■ **Work required**
Copy out each line exactly; pictures stay out of the copy.
[START Records to use]
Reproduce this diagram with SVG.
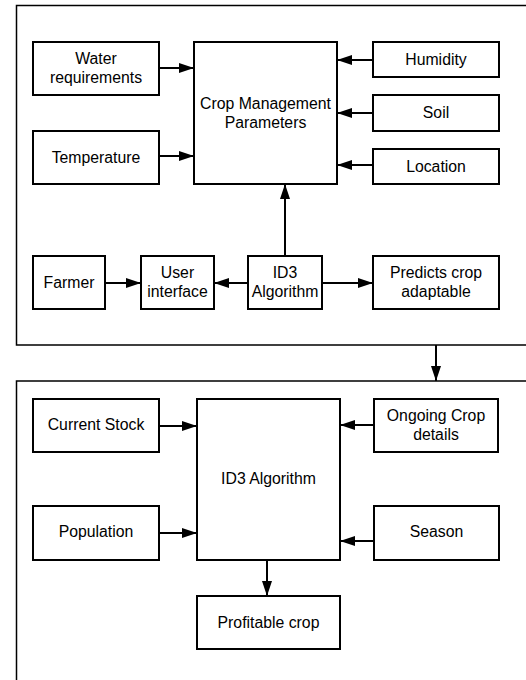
<svg xmlns="http://www.w3.org/2000/svg" width="526" height="680" viewBox="0 0 526 680">
<style>
.box{fill:#fff;stroke:#000;stroke-width:2}
.frame{fill:none;stroke:#000;stroke-width:1.5}
.t{font-family:"Liberation Sans",Arial,sans-serif;font-size:15.8px;fill:#000;text-anchor:middle;dominant-baseline:central}
.c{fill:none;stroke:#000;stroke-width:2}
</style>
<defs>
<marker id="ah" markerUnits="userSpaceOnUse" markerWidth="16" markerHeight="12" refX="15" refY="6" orient="auto">
<path d="M0,1 L15,6 L0,11 Z" fill="#000"/>
</marker>
</defs>
<g id="frame1"><path class="frame" d="M530,5.5 H16.5 V345 H530"/></g>
<g id="frame2"><path class="frame" d="M530,381 H16.5 V690"/></g>
<g id="water"><rect class="box" x="33" y="42" width="126" height="53"/><text class="t" x="96" y="58">Water</text><text class="t" x="96" y="77">requirements</text></g>
<g id="temperature"><rect class="box" x="33" y="131" width="126" height="53"/><text class="t" x="96" y="157">Temperature</text></g>
<g id="cmp"><rect class="box" x="194" y="42" width="143" height="142"/><text class="t" x="265.5" y="103">Crop Management</text><text class="t" x="265.5" y="122">Parameters</text></g>
<g id="humidity"><rect class="box" x="373" y="42" width="126" height="35"/><text class="t" x="436" y="59">Humidity</text></g>
<g id="soil"><rect class="box" x="373" y="95" width="126" height="36"/><text class="t" x="436" y="112">Soil</text></g>
<g id="location"><rect class="box" x="373" y="149" width="126" height="35"/><text class="t" x="436" y="166">Location</text></g>
<g id="farmer"><rect class="box" x="33" y="256" width="72" height="53"/><text class="t" x="69" y="282">Farmer</text></g>
<g id="ui"><rect class="box" x="141" y="256" width="73" height="53"/><text class="t" x="177.5" y="272">User</text><text class="t" x="177.5" y="291">interface</text></g>
<g id="id3a"><rect class="box" x="248" y="256" width="74" height="53"/><text class="t" x="285" y="272">ID3</text><text class="t" x="285" y="291">Algorithm</text></g>
<g id="predicts"><rect class="box" x="373" y="256" width="126" height="53"/><text class="t" x="436" y="272">Predicts crop</text><text class="t" x="436" y="291">adaptable</text></g>
<g id="stock"><rect class="box" x="33" y="399" width="126" height="53"/><text class="t" x="96" y="424">Current Stock</text></g>
<g id="population"><rect class="box" x="33" y="506" width="126" height="54"/><text class="t" x="96" y="531">Population</text></g>
<g id="id3b"><rect class="box" x="197" y="399" width="143" height="161"/><text class="t" x="268.5" y="478">ID3 Algorithm</text></g>
<g id="ongoing"><rect class="box" x="374" y="399" width="124" height="53"/><text class="t" x="436" y="415">Ongoing Crop</text><text class="t" x="436" y="434">details</text></g>
<g id="season"><rect class="box" x="374" y="506" width="125" height="54"/><text class="t" x="436.5" y="531">Season</text></g>
<g id="profitable"><rect class="box" x="197" y="596" width="143" height="53"/><text class="t" x="268.5" y="622">Profitable crop</text></g>
<g id="connectors">
<line class="c" x1="159" y1="68" x2="194" y2="68" marker-end="url(#ah)"/>
<line class="c" x1="159" y1="156" x2="194" y2="156" marker-end="url(#ah)"/>
<line class="c" x1="373" y1="60" x2="337" y2="60" marker-end="url(#ah)"/>
<line class="c" x1="373" y1="113" x2="337" y2="113" marker-end="url(#ah)"/>
<line class="c" x1="373" y1="165" x2="337" y2="165" marker-end="url(#ah)"/>
<line class="c" x1="105" y1="283" x2="141" y2="283" marker-end="url(#ah)"/>
<line class="c" x1="248" y1="283" x2="214" y2="283" marker-end="url(#ah)"/>
<line class="c" x1="322" y1="283" x2="373" y2="283" marker-end="url(#ah)"/>
<line class="c" x1="285" y1="256" x2="285" y2="184" marker-end="url(#ah)"/>
<line class="c" x1="436" y1="345" x2="436" y2="381" marker-end="url(#ah)"/>
<line class="c" x1="159" y1="426" x2="197" y2="426" marker-end="url(#ah)"/>
<line class="c" x1="159" y1="533" x2="197" y2="533" marker-end="url(#ah)"/>
<line class="c" x1="374" y1="425" x2="340" y2="425" marker-end="url(#ah)"/>
<line class="c" x1="374" y1="541" x2="340" y2="541" marker-end="url(#ah)"/>
<line class="c" x1="267" y1="560" x2="267" y2="596" marker-end="url(#ah)"/>
</g>
</svg>
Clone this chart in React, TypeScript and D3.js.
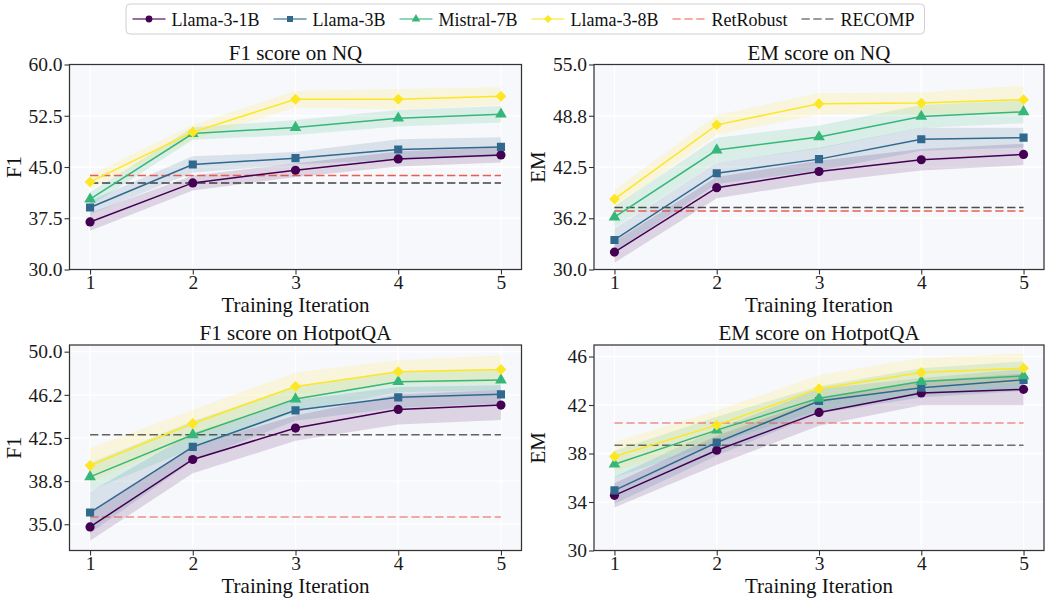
[END Records to use]
■ **The response**
Reproduce this diagram with SVG.
<svg xmlns="http://www.w3.org/2000/svg" width="526" height="680" viewBox="0 0 526 680">
<style>
.box{fill:#fff;stroke:#000;stroke-width:2}
.frame{fill:none;stroke:#000;stroke-width:1.5}
.t{font-family:"Liberation Sans",Arial,sans-serif;font-size:15.8px;fill:#000;text-anchor:middle;dominant-baseline:central}
.c{fill:none;stroke:#000;stroke-width:2}
</style>
<defs>
<marker id="ah" markerUnits="userSpaceOnUse" markerWidth="16" markerHeight="12" refX="15" refY="6" orient="auto">
<path d="M0,1 L15,6 L0,11 Z" fill="#000"/>
</marker>
</defs>
<g id="frame1"><path class="frame" d="M530,5.5 H16.5 V345 H530"/></g>
<g id="frame2"><path class="frame" d="M530,381 H16.5 V690"/></g>
<g id="water"><rect class="box" x="33" y="42" width="126" height="53"/><text class="t" x="96" y="58">Water</text><text class="t" x="96" y="77">requirements</text></g>
<g id="temperature"><rect class="box" x="33" y="131" width="126" height="53"/><text class="t" x="96" y="157">Temperature</text></g>
<g id="cmp"><rect class="box" x="194" y="42" width="143" height="142"/><text class="t" x="265.5" y="103">Crop Management</text><text class="t" x="265.5" y="122">Parameters</text></g>
<g id="humidity"><rect class="box" x="373" y="42" width="126" height="35"/><text class="t" x="436" y="59">Humidity</text></g>
<g id="soil"><rect class="box" x="373" y="95" width="126" height="36"/><text class="t" x="436" y="112">Soil</text></g>
<g id="location"><rect class="box" x="373" y="149" width="126" height="35"/><text class="t" x="436" y="166">Location</text></g>
<g id="farmer"><rect class="box" x="33" y="256" width="72" height="53"/><text class="t" x="69" y="282">Farmer</text></g>
<g id="ui"><rect class="box" x="141" y="256" width="73" height="53"/><text class="t" x="177.5" y="272">User</text><text class="t" x="177.5" y="291">interface</text></g>
<g id="id3a"><rect class="box" x="248" y="256" width="74" height="53"/><text class="t" x="285" y="272">ID3</text><text class="t" x="285" y="291">Algorithm</text></g>
<g id="predicts"><rect class="box" x="373" y="256" width="126" height="53"/><text class="t" x="436" y="272">Predicts crop</text><text class="t" x="436" y="291">adaptable</text></g>
<g id="stock"><rect class="box" x="33" y="399" width="126" height="53"/><text class="t" x="96" y="424">Current Stock</text></g>
<g id="population"><rect class="box" x="33" y="506" width="126" height="54"/><text class="t" x="96" y="531">Population</text></g>
<g id="id3b"><rect class="box" x="197" y="399" width="143" height="161"/><text class="t" x="268.5" y="478">ID3 Algorithm</text></g>
<g id="ongoing"><rect class="box" x="374" y="399" width="124" height="53"/><text class="t" x="436" y="415">Ongoing Crop</text><text class="t" x="436" y="434">details</text></g>
<g id="season"><rect class="box" x="374" y="506" width="125" height="54"/><text class="t" x="436.5" y="531">Season</text></g>
<g id="profitable"><rect class="box" x="197" y="596" width="143" height="53"/><text class="t" x="268.5" y="622">Profitable crop</text></g>
<g id="connectors">
<line class="c" x1="159" y1="68" x2="194" y2="68" marker-end="url(#ah)"/>
<line class="c" x1="159" y1="156" x2="194" y2="156" marker-end="url(#ah)"/>
<line class="c" x1="373" y1="60" x2="337" y2="60" marker-end="url(#ah)"/>
<line class="c" x1="373" y1="113" x2="337" y2="113" marker-end="url(#ah)"/>
<line class="c" x1="373" y1="165" x2="337" y2="165" marker-end="url(#ah)"/>
<line class="c" x1="105" y1="283" x2="141" y2="283" marker-end="url(#ah)"/>
<line class="c" x1="248" y1="283" x2="214" y2="283" marker-end="url(#ah)"/>
<line class="c" x1="322" y1="283" x2="373" y2="283" marker-end="url(#ah)"/>
<line class="c" x1="285" y1="256" x2="285" y2="184" marker-end="url(#ah)"/>
<line class="c" x1="436" y1="345" x2="436" y2="381" marker-end="url(#ah)"/>
<line class="c" x1="159" y1="426" x2="197" y2="426" marker-end="url(#ah)"/>
<line class="c" x1="159" y1="533" x2="197" y2="533" marker-end="url(#ah)"/>
<line class="c" x1="374" y1="425" x2="340" y2="425" marker-end="url(#ah)"/>
<line class="c" x1="374" y1="541" x2="340" y2="541" marker-end="url(#ah)"/>
<line class="c" x1="267" y1="560" x2="267" y2="596" marker-end="url(#ah)"/>
</g>
</svg>
Clone this chart in React, TypeScript and D3.js.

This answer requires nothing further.